Even if Macron’s Renaissance party prevails, he may no longer be able to rely on Darmanin, a loyalist since 2017 who has survived multiple cabinet reshuffles.

“The President will decide what to do, but I won’t be a minister for another day,” Darmanin added.

He is not the only one distancing themselves from Macron.

On June 20, in an interview with TV5 Monde, Economy Minister Bruno Le Maire torpedoed Elysée advisers who, according to him, had heavily influenced the decision to dissolve the French National Assembly.

Le Maire described the President’s advisers disparagingly. “The parquet floors of the ministries and palaces of the Republic are full of woodlice,” he said.

“There have always been woodlice. They’re part of French political life, they’re in the parquet floors, in the grooves of the parquet floors. It’s very difficult to get rid of them. The best is to not listen to them,” he added.

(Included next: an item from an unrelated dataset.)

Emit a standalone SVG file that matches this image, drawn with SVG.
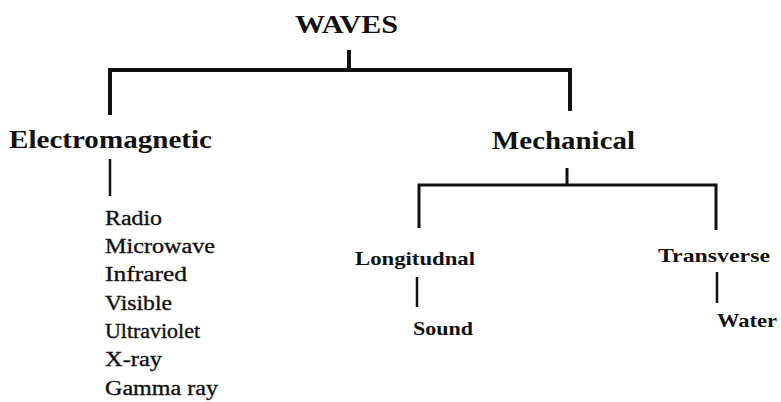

Also on June 20, Macron’s former prime minister and ally Édouard Philippe heavily criticised the President’s decision to call a snap election.

“He made his decision alone. It wasn’t me who left [the government], it wasn’t the frondeurs [MPs who are part of the governing majority] opposing the government who upset him [and led to dissolution of assembly],” he said.

Philippe asserted that Macron had “killed the presidential majority” by deciding to dissolve the National Assembly. He said there was a need to “create a new parliamentary majority, which will operate on a different basis”.

Macron’s unpopularity was highlighted in the electoral strategy for the upcoming vote.

His candidates for the ballot no longer use his image on campaigning posters but rather use those depicting the Prime Minister Gabriel Attal.

This shift in campaign strategy underscores for many Macron’s waning influence. In the middle of the election campaign, Attal was reportedly confronted by one disgruntled citizen who stated: “You’ll have to tell the President to shut up.”

The call for snap elections sent shockwaves through French politics, with the President asserting that the ballot aimed to “give clarity” to the political landscape.

As yet, no political force holds a clear majority in parliament.

On Sunday, June 23, Emmanuel Macron addressed a “letter to the French” via the regional press justifying his decision to call for a snap election.

“This dissolution was the only possible choice both to take note of your vote in the European elections and to respond to the disorder in place and the greater disorder to come.”

In his letter, the President puts the Rassemblement National and the left-wing coalition face-to-face, criticising their programmes and emphasising that his way is the most viable solution.

“This third way is the best for our country because it’s the only one that can guarantee a barrage against both the far-right and the far-left in the second round,” he wrote.

According to the latest Ipsos poll the president’s party failed to break through the 20 per cent barrier with just a little less than a week from the vote.

National Rally is currently ahead with 31 per cent of the vote, with the left-wing coalition right behind with 29,5 per cent.

The French electorate goes to the polls on June 30 and July 7.